### Prompt
Write out the listing below exactly, and omit any images you find in it.

### Recorded information
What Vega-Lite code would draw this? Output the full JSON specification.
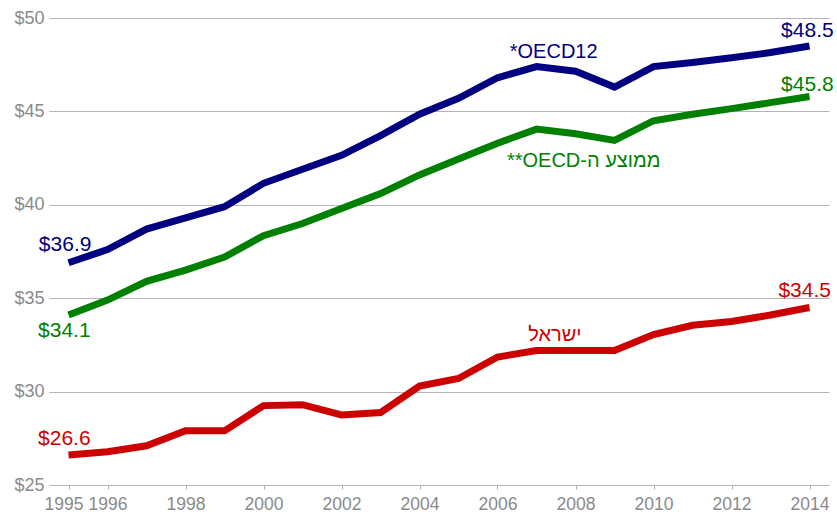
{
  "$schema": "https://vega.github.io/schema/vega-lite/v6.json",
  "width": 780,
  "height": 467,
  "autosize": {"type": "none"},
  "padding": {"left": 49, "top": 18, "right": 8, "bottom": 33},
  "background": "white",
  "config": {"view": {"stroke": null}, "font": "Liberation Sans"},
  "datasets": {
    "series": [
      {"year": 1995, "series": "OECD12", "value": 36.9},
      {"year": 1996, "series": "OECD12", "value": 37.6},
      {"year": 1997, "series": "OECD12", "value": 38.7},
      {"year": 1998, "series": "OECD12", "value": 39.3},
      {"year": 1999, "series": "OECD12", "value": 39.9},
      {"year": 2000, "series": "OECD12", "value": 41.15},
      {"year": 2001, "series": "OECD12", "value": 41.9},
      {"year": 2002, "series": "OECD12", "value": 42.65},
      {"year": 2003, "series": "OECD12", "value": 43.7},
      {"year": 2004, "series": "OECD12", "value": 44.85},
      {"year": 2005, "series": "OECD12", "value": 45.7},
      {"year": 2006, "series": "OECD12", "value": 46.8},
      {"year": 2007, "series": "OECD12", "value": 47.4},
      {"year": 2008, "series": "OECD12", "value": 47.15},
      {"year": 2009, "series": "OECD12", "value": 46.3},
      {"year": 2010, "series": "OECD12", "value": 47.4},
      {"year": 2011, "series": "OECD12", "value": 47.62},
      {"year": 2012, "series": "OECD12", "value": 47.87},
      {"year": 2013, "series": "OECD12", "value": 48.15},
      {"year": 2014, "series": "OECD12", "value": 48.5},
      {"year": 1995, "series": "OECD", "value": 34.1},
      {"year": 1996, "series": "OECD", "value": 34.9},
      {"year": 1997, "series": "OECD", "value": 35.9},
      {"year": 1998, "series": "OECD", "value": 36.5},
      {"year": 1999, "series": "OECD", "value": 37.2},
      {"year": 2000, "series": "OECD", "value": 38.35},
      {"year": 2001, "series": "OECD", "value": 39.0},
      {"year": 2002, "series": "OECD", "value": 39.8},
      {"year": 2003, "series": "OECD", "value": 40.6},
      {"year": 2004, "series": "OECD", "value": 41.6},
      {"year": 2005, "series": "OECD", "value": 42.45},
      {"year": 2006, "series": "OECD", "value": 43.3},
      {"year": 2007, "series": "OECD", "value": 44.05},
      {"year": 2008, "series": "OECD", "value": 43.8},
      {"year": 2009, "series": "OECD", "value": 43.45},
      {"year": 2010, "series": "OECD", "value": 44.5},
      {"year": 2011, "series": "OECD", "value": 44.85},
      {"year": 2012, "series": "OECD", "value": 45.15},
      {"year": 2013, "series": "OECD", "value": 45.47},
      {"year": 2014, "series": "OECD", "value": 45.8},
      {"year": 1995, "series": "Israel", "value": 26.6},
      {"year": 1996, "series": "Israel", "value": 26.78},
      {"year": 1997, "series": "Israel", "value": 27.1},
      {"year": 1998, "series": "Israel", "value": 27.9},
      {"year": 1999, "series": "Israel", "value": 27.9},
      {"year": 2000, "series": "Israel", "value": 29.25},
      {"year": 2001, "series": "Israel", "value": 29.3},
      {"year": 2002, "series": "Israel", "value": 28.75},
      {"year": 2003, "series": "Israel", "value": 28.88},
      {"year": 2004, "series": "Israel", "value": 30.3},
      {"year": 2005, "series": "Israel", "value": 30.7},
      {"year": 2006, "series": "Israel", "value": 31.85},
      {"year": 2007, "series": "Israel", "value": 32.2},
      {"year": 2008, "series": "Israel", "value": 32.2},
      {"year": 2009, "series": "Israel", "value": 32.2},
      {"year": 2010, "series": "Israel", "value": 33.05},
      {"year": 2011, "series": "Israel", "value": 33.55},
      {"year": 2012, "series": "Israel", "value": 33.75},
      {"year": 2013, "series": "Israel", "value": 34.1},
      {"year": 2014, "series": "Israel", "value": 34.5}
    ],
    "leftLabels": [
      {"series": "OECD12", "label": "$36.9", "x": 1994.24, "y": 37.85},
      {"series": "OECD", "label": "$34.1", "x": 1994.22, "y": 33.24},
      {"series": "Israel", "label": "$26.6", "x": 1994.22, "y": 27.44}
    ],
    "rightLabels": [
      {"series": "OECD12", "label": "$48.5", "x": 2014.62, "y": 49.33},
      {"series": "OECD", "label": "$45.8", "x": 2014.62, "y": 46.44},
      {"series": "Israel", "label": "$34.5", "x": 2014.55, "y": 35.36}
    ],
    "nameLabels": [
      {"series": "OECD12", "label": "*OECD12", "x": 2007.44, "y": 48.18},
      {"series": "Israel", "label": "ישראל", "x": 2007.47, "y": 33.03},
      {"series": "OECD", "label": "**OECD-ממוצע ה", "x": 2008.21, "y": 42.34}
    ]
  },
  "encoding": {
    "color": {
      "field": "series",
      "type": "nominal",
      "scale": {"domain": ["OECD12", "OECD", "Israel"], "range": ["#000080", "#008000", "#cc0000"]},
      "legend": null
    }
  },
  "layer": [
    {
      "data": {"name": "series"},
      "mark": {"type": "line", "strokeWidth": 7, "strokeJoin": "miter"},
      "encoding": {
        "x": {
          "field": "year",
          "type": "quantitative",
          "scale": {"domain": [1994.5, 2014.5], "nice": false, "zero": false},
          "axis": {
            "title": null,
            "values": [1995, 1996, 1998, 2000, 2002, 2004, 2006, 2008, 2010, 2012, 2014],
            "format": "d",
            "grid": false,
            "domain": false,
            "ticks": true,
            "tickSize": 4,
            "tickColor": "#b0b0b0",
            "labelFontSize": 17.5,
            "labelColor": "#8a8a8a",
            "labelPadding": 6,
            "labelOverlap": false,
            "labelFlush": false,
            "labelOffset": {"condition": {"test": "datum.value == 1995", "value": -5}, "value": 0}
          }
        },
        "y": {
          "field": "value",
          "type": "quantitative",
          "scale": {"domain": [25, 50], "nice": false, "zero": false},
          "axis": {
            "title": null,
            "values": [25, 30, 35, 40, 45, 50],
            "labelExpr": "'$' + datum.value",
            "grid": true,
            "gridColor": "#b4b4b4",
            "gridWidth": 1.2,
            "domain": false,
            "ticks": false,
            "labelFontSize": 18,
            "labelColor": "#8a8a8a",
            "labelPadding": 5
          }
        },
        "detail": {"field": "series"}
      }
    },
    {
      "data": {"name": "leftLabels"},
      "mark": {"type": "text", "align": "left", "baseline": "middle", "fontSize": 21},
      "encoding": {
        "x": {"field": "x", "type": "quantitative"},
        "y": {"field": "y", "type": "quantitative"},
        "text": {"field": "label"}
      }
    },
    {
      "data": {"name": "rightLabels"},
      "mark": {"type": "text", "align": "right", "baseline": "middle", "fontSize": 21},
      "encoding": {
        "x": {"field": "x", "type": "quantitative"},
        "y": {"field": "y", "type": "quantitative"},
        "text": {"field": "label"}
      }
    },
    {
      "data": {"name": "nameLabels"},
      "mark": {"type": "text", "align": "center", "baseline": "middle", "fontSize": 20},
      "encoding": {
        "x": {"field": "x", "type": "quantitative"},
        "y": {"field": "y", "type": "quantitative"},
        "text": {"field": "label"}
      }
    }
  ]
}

### Final result
What Vega-Lite code would draw this? Output the full JSON specification.
{
  "$schema": "https://vega.github.io/schema/vega-lite/v6.json",
  "width": 780,
  "height": 467,
  "autosize": {"type": "none"},
  "padding": {"left": 49, "top": 18, "right": 8, "bottom": 33},
  "background": "white",
  "config": {"view": {"stroke": null}, "font": "Liberation Sans"},
  "datasets": {
    "series": [
      {"year": 1995, "series": "OECD12", "value": 36.9},
      {"year": 1996, "series": "OECD12", "value": 37.6},
      {"year": 1997, "series": "OECD12", "value": 38.7},
      {"year": 1998, "series": "OECD12", "value": 39.3},
      {"year": 1999, "series": "OECD12", "value": 39.9},
      {"year": 2000, "series": "OECD12", "value": 41.15},
      {"year": 2001, "series": "OECD12", "value": 41.9},
      {"year": 2002, "series": "OECD12", "value": 42.65},
      {"year": 2003, "series": "OECD12", "value": 43.7},
      {"year": 2004, "series": "OECD12", "value": 44.85},
      {"year": 2005, "series": "OECD12", "value": 45.7},
      {"year": 2006, "series": "OECD12", "value": 46.8},
      {"year": 2007, "series": "OECD12", "value": 47.4},
      {"year": 2008, "series": "OECD12", "value": 47.15},
      {"year": 2009, "series": "OECD12", "value": 46.3},
      {"year": 2010, "series": "OECD12", "value": 47.4},
      {"year": 2011, "series": "OECD12", "value": 47.62},
      {"year": 2012, "series": "OECD12", "value": 47.87},
      {"year": 2013, "series": "OECD12", "value": 48.15},
      {"year": 2014, "series": "OECD12", "value": 48.5},
      {"year": 1995, "series": "OECD", "value": 34.1},
      {"year": 1996, "series": "OECD", "value": 34.9},
      {"year": 1997, "series": "OECD", "value": 35.9},
      {"year": 1998, "series": "OECD", "value": 36.5},
      {"year": 1999, "series": "OECD", "value": 37.2},
      {"year": 2000, "series": "OECD", "value": 38.35},
      {"year": 2001, "series": "OECD", "value": 39.0},
      {"year": 2002, "series": "OECD", "value": 39.8},
      {"year": 2003, "series": "OECD", "value": 40.6},
      {"year": 2004, "series": "OECD", "value": 41.6},
      {"year": 2005, "series": "OECD", "value": 42.45},
      {"year": 2006, "series": "OECD", "value": 43.3},
      {"year": 2007, "series": "OECD", "value": 44.05},
      {"year": 2008, "series": "OECD", "value": 43.8},
      {"year": 2009, "series": "OECD", "value": 43.45},
      {"year": 2010, "series": "OECD", "value": 44.5},
      {"year": 2011, "series": "OECD", "value": 44.85},
      {"year": 2012, "series": "OECD", "value": 45.15},
      {"year": 2013, "series": "OECD", "value": 45.47},
      {"year": 2014, "series": "OECD", "value": 45.8},
      {"year": 1995, "series": "Israel", "value": 26.6},
      {"year": 1996, "series": "Israel", "value": 26.78},
      {"year": 1997, "series": "Israel", "value": 27.1},
      {"year": 1998, "series": "Israel", "value": 27.9},
      {"year": 1999, "series": "Israel", "value": 27.9},
      {"year": 2000, "series": "Israel", "value": 29.25},
      {"year": 2001, "series": "Israel", "value": 29.3},
      {"year": 2002, "series": "Israel", "value": 28.75},
      {"year": 2003, "series": "Israel", "value": 28.88},
      {"year": 2004, "series": "Israel", "value": 30.3},
      {"year": 2005, "series": "Israel", "value": 30.7},
      {"year": 2006, "series": "Israel", "value": 31.85},
      {"year": 2007, "series": "Israel", "value": 32.2},
      {"year": 2008, "series": "Israel", "value": 32.2},
      {"year": 2009, "series": "Israel", "value": 32.2},
      {"year": 2010, "series": "Israel", "value": 33.05},
      {"year": 2011, "series": "Israel", "value": 33.55},
      {"year": 2012, "series": "Israel", "value": 33.75},
      {"year": 2013, "series": "Israel", "value": 34.1},
      {"year": 2014, "series": "Israel", "value": 34.5}
    ],
    "leftLabels": [
      {"series": "OECD12", "label": "$36.9", "x": 1994.24, "y": 37.85},
      {"series": "OECD", "label": "$34.1", "x": 1994.22, "y": 33.24},
      {"series": "Israel", "label": "$26.6", "x": 1994.22, "y": 27.44}
    ],
    "rightLabels": [
      {"series": "OECD12", "label": "$48.5", "x": 2014.62, "y": 49.33},
      {"series": "OECD", "label": "$45.8", "x": 2014.62, "y": 46.44},
      {"series": "Israel", "label": "$34.5", "x": 2014.55, "y": 35.36}
    ],
    "nameLabels": [
      {"series": "OECD12", "label": "*OECD12", "x": 2007.44, "y": 48.18},
      {"series": "Israel", "label": "ישראל", "x": 2007.47, "y": 33.03},
      {"series": "OECD", "label": "**OECD-ממוצע ה", "x": 2008.21, "y": 42.34}
    ]
  },
  "encoding": {
    "color": {
      "field": "series",
      "type": "nominal",
      "scale": {"domain": ["OECD12", "OECD", "Israel"], "range": ["#000080", "#008000", "#cc0000"]},
      "legend": null
    }
  },
  "layer": [
    {
      "data": {"name": "series"},
      "mark": {"type": "line", "strokeWidth": 7, "strokeJoin": "miter"},
      "encoding": {
        "x": {
          "field": "year",
          "type": "quantitative",
          "scale": {"domain": [1994.5, 2014.5], "nice": false, "zero": false},
          "axis": {
            "title": null,
            "values": [1995, 1996, 1998, 2000, 2002, 2004, 2006, 2008, 2010, 2012, 2014],
            "format": "d",
            "grid": false,
            "domain": false,
            "ticks": true,
            "tickSize": 4,
            "tickColor": "#b0b0b0",
            "labelFontSize": 17.5,
            "labelColor": "#8a8a8a",
            "labelPadding": 6,
            "labelOverlap": false,
            "labelFlush": false,
            "labelOffset": {"condition": {"test": "datum.value == 1995", "value": -5}, "value": 0}
          }
        },
        "y": {
          "field": "value",
          "type": "quantitative",
          "scale": {"domain": [25, 50], "nice": false, "zero": false},
          "axis": {
            "title": null,
            "values": [25, 30, 35, 40, 45, 50],
            "labelExpr": "'$' + datum.value",
            "grid": true,
            "gridColor": "#b4b4b4",
            "gridWidth": 1.2,
            "domain": false,
            "ticks": false,
            "labelFontSize": 18,
            "labelColor": "#8a8a8a",
            "labelPadding": 5
          }
        },
        "detail": {"field": "series"}
      }
    },
    {
      "data": {"name": "leftLabels"},
      "mark": {"type": "text", "align": "left", "baseline": "middle", "fontSize": 21},
      "encoding": {
        "x": {"field": "x", "type": "quantitative"},
        "y": {"field": "y", "type": "quantitative"},
        "text": {"field": "label"}
      }
    },
    {
      "data": {"name": "rightLabels"},
      "mark": {"type": "text", "align": "right", "baseline": "middle", "fontSize": 21},
      "encoding": {
        "x": {"field": "x", "type": "quantitative"},
        "y": {"field": "y", "type": "quantitative"},
        "text": {"field": "label"}
      }
    },
    {
      "data": {"name": "nameLabels"},
      "mark": {"type": "text", "align": "center", "baseline": "middle", "fontSize": 20},
      "encoding": {
        "x": {"field": "x", "type": "quantitative"},
        "y": {"field": "y", "type": "quantitative"},
        "text": {"field": "label"}
      }
    }
  ]
}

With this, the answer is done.